While Adam Smith emphasises trade and thus exporting as "a vent for surplus production and as a means of widening the market thereby improving the division of labour and the level of productivity" (Thirlwall), the latter author continues to write in his "Growth and Development" (1990, p. 430),

    ... export growth plays a major part in the overall growth process by stimulating demand and encouraging saving and investment, including foreign direct investment from abroad, and by increasing the supply potential of the economy by raising the capacity to import.

And he adds on p. 431 with respect to the most successful among the developing and (not only recently) industrialised countries

    ... there is no way in which these countries could have grown as rapidly as they did without the rapid growth of exports. Apart from all the externalities associated with trade and encouragement of domestic and foreign investment, they simply would not have had the foreign exchange to pay for all the imports.

If this is true, and I have no doubt it is, how can one claim that exporting is an impoverishing activity and nothing but an impoverishing activity (Neil Wilson above), a cost and nothing but a cost, not eligible to be ascribed any benefit(s) ?

Are you saying all of these benefits do not exist? Alternatively, are you saying that if these benefits exist their effects are fully annihilated, made to disappear, leaving no traces of their positive side by the fact that an exporter is "giving up some real things" of domestic origin? Are you arguing in favour of total autarky? No, you are not, because you posit that imports are a benefit (and nothing but a benefit). But as you acknowledge yourself, exports have the benefit of making imports possible. How does that benefit disappear, when it is claimed that exports are nothing but disadvantageous, void of benefits, a cost and nothing but a cost?

You write:

    But being able to export is clearly particularly important for a nation that cannot feed itself or run electricity systems with the resources it has at its disposal [sic] with trade.

You are avoiding the term "benefit", but still a benefit it is. Then you write: 

    Which means that the cost [that export is] is best considered as an investment in generating benefits, which in this case, might be an increased capacity to purchase imports.

The ability to afford the cost of importing "some real things" is a benefit derived from export. If export would not bring forth this benefit, I would not be able to benefit from import. Restricting export to its cost side is as inadmissible as claiming that a salary is a cost for its receiver, say, for all of it is spent. Well I could not spend anything unless my salalry had the benefit of being worth enough to afford the cost that sellers erect like a wall between my desires and the things I would like to acquire. This cost (of purchasing imports) is not generated by export, but by the importers legitimate inclination not to give away things for free, and that cost is met by the exporter's ability (i. e. the great benefit of export) to offer something sufficiently valuable to entice the importer to make a purchase. So export can be looked at from the point of view of benefits (e. g. it gives me purchasing power) as well as costs (I have to give up certain things to enjoy the benefits of export).

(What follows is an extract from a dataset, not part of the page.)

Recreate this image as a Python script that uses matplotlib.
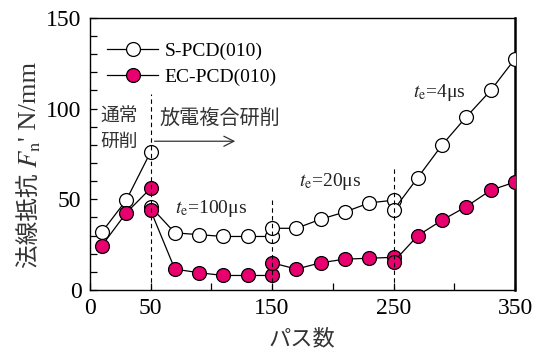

To claim that within the conceptual framework of costs and benefits, only the concept of cost applies to export is not true. It (export as cost) applies in the form of special cases.

It is not clear to me what one hopes to gain by claiming that a proposition is more general than it actually is.

Also, the advantages and disadvantages (costs and benefits) of exporting and importing can not be exhaustively accounted for by concentrating exclusively on the question whether the domestic availability and the domestic use of domestic resources are increased (supposedly categorically good) or reduced (supposedly categorically bad). Why should one use domestic resources domestically, when they are more productively and profitably applied by producing and selling export goods?

To the extent that trade involves international imbalances as well as winners and losers, this still does not justify the conceptual truncation whereby exports are said to be a cost and only a cost, and not amenable to being (perceived as) anything else, and imports are said to be a benefit and only a benefit, and not amenable to being (perceived as) anything else.

I think, this is the core reason why many people do not go along with "export = cost, import = benefit."

A claim is made that the proposition is virtually self-evident, easy to state and understand, when it is not, for it purports to express a generally applicable statement, when in fact it can be challenged by valid counter examples.

The claim is confidently introduced as simple and clear and of the most general nature, but further discussion quickly reveals that sophisticated complementary arguments are required to support it.

It seems to me that a rephrasing is required that avoids the above shortcomings.

I write this as someone who is willing to try very hard to understand MMT, because I have amply experienced how exceptionally valuable this way of looking at the economy is.